Retype exactly what runs from the first line of the data to the line with "lab.set_transform(lab.get_transform() + shift)", keeping both of those lines and skipping pictures.

--*--

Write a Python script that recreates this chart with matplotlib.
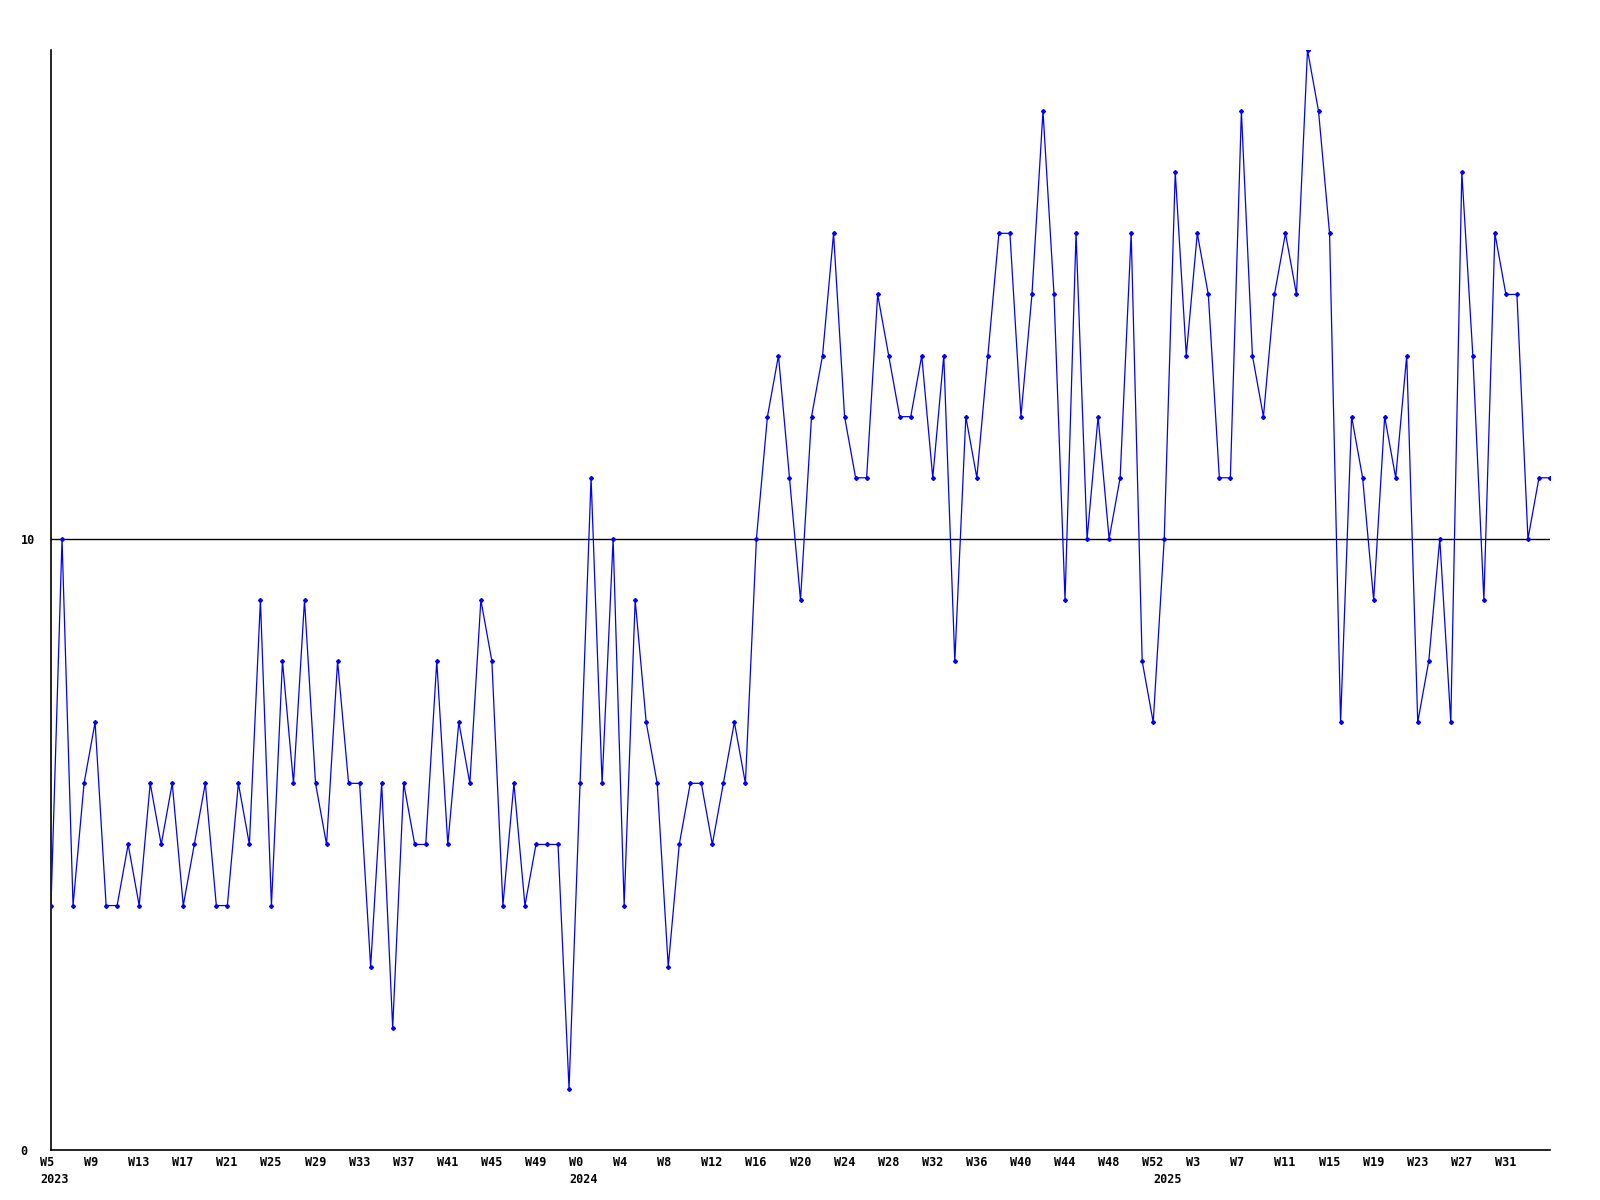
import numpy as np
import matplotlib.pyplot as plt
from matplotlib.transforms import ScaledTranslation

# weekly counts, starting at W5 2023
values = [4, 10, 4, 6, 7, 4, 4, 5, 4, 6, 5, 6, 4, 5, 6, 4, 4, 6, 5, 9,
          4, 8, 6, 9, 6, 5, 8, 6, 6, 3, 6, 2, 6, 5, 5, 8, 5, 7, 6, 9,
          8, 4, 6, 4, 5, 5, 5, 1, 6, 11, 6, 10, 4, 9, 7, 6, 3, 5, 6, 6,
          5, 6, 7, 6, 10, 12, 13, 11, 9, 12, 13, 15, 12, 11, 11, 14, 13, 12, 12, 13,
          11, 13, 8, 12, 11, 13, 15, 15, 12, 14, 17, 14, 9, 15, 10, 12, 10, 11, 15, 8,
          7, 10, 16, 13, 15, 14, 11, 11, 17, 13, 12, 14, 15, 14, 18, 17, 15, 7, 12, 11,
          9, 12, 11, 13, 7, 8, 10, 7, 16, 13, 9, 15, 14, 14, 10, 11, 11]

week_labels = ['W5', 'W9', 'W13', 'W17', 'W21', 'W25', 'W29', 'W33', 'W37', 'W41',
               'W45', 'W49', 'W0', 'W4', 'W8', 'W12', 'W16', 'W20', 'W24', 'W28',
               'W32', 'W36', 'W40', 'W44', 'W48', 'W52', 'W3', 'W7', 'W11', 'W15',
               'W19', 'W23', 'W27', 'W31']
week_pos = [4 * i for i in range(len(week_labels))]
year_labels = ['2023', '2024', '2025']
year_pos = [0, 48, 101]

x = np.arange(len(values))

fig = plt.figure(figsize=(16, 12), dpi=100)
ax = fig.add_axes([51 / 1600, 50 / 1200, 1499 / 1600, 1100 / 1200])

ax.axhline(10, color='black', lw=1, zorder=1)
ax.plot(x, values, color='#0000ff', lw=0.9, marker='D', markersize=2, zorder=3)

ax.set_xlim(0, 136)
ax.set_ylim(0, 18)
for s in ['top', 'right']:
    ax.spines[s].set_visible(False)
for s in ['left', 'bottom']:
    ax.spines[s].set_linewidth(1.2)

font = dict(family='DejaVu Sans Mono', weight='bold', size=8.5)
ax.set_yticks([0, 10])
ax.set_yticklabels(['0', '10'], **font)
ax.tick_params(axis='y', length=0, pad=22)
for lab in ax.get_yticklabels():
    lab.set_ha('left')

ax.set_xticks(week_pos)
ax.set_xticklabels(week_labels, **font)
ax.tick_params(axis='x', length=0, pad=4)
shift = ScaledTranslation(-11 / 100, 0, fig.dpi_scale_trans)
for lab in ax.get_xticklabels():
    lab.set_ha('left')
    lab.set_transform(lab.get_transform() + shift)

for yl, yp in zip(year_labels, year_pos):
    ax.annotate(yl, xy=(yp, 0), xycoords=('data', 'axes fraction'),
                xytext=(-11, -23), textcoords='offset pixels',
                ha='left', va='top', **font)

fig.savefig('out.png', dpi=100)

--*--

— The reply —
Write a Python script that recreates this chart with matplotlib.
import numpy as np
import matplotlib.pyplot as plt
from matplotlib.transforms import ScaledTranslation

# weekly counts, starting at W5 2023
values = [4, 10, 4, 6, 7, 4, 4, 5, 4, 6, 5, 6, 4, 5, 6, 4, 4, 6, 5, 9,
          4, 8, 6, 9, 6, 5, 8, 6, 6, 3, 6, 2, 6, 5, 5, 8, 5, 7, 6, 9,
          8, 4, 6, 4, 5, 5, 5, 1, 6, 11, 6, 10, 4, 9, 7, 6, 3, 5, 6, 6,
          5, 6, 7, 6, 10, 12, 13, 11, 9, 12, 13, 15, 12, 11, 11, 14, 13, 12, 12, 13,
          11, 13, 8, 12, 11, 13, 15, 15, 12, 14, 17, 14, 9, 15, 10, 12, 10, 11, 15, 8,
          7, 10, 16, 13, 15, 14, 11, 11, 17, 13, 12, 14, 15, 14, 18, 17, 15, 7, 12, 11,
          9, 12, 11, 13, 7, 8, 10, 7, 16, 13, 9, 15, 14, 14, 10, 11, 11]

week_labels = ['W5', 'W9', 'W13', 'W17', 'W21', 'W25', 'W29', 'W33', 'W37', 'W41',
               'W45', 'W49', 'W0', 'W4', 'W8', 'W12', 'W16', 'W20', 'W24', 'W28',
               'W32', 'W36', 'W40', 'W44', 'W48', 'W52', 'W3', 'W7', 'W11', 'W15',
               'W19', 'W23', 'W27', 'W31']
week_pos = [4 * i for i in range(len(week_labels))]
year_labels = ['2023', '2024', '2025']
year_pos = [0, 48, 101]

x = np.arange(len(values))

fig = plt.figure(figsize=(16, 12), dpi=100)
ax = fig.add_axes([51 / 1600, 50 / 1200, 1499 / 1600, 1100 / 1200])

ax.axhline(10, color='black', lw=1, zorder=1)
ax.plot(x, values, color='#0000ff', lw=0.9, marker='D', markersize=2, zorder=3)

ax.set_xlim(0, 136)
ax.set_ylim(0, 18)
for s in ['top', 'right']:
    ax.spines[s].set_visible(False)
for s in ['left', 'bottom']:
    ax.spines[s].set_linewidth(1.2)

font = dict(family='DejaVu Sans Mono', weight='bold', size=8.5)
ax.set_yticks([0, 10])
ax.set_yticklabels(['0', '10'], **font)
ax.tick_params(axis='y', length=0, pad=22)
for lab in ax.get_yticklabels():
    lab.set_ha('left')

ax.set_xticks(week_pos)
ax.set_xticklabels(week_labels, **font)
ax.tick_params(axis='x', length=0, pad=4)
shift = ScaledTranslation(-11 / 100, 0, fig.dpi_scale_trans)
for lab in ax.get_xticklabels():
    lab.set_ha('left')
    lab.set_transform(lab.get_transform() + shift)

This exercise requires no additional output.